If you had fifteen cows and five goats what would you have? Plenty of milk.
Q: If Nuts on your chest are Chestnuts and Nuts on a wall are Walnuts. What are Nuts on your chin called? A: A Cock in the mouth!
Fred collected lots of money from trick-or-treating and he went to the candy store to buy some chocolate. "You should give that money to charity," said the sales girl. Fred thought for a moment and said, "No, I'll buy the chocolate. You give the money to charity."
What do you say to an angry 300-pound baked potato? Anything, just butter him up.
Did you hear about the guy they found dead with his head in his cornflakes? The police thought it was a cereal killer.
Q: What do you get when you cross donkey DNA with an onion? A: A piece of ass that will bring tears to your eyes.
Why did the farmer put brandy in the cow's food? He wanted to raised stewed beef.

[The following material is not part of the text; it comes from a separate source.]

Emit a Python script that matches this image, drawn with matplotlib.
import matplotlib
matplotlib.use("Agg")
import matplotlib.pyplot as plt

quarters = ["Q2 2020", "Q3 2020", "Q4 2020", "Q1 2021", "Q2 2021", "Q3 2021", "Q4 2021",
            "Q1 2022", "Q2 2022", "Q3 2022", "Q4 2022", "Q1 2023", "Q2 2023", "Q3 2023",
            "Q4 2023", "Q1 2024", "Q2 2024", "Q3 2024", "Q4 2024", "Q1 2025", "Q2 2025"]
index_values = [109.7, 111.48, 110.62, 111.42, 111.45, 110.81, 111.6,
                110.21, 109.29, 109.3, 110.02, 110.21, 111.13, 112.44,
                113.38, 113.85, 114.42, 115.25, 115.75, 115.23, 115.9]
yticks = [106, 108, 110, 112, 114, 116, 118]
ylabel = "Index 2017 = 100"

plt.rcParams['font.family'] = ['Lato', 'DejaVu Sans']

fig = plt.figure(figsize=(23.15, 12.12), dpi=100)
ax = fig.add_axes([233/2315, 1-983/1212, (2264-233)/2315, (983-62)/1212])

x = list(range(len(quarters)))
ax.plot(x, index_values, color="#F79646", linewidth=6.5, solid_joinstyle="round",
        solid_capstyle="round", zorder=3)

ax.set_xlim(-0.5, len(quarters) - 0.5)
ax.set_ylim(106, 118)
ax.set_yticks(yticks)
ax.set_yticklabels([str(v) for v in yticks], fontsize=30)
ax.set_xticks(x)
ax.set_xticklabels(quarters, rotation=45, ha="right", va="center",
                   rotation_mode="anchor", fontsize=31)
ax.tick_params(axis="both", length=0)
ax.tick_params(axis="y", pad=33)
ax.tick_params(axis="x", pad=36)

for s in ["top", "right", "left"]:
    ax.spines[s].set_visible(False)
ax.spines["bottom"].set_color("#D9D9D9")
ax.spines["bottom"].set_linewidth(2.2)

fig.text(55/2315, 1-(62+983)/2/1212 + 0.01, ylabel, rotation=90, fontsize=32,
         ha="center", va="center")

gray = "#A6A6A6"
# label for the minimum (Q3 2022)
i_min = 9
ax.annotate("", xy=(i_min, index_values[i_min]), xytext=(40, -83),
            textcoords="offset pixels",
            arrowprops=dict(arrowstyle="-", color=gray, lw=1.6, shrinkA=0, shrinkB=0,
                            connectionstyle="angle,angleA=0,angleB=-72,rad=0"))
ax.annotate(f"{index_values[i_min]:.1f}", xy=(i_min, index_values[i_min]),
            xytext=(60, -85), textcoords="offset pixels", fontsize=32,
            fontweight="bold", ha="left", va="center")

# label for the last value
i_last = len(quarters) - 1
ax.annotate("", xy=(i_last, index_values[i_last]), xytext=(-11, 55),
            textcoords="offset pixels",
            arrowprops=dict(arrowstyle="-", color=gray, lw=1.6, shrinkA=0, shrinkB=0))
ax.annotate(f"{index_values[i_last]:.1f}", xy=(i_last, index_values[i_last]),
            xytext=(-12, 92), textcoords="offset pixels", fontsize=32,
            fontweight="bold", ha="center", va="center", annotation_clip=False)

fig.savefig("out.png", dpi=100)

A man saw an elderly couple sitting down to lunch at a fast-food restaurant. He noticed that they had ordered just one meal, and as he watched, the older gentleman carefully divided the hamburger in half, then counted out the fries until each had half of them. The old man then began to eat, and his wife sat watching, with her hands folded in her lap. The young man decided to ask if they would let him buy another meal for them so that they didn’t have to split theirs. The old gentleman said, “Oh, no. We’ve been married 50 years, and everything has always been and will always be shared 50-50.” The young man asked the wife if she was going to eat, to which she replied, “Not yet. It’s his turn to use our teeth.”
Why did the cannibal eat the tightrope walker? He wanted a balanced meal.
Yo mama so poor she bragged about the time she almost ate at a restaraunt.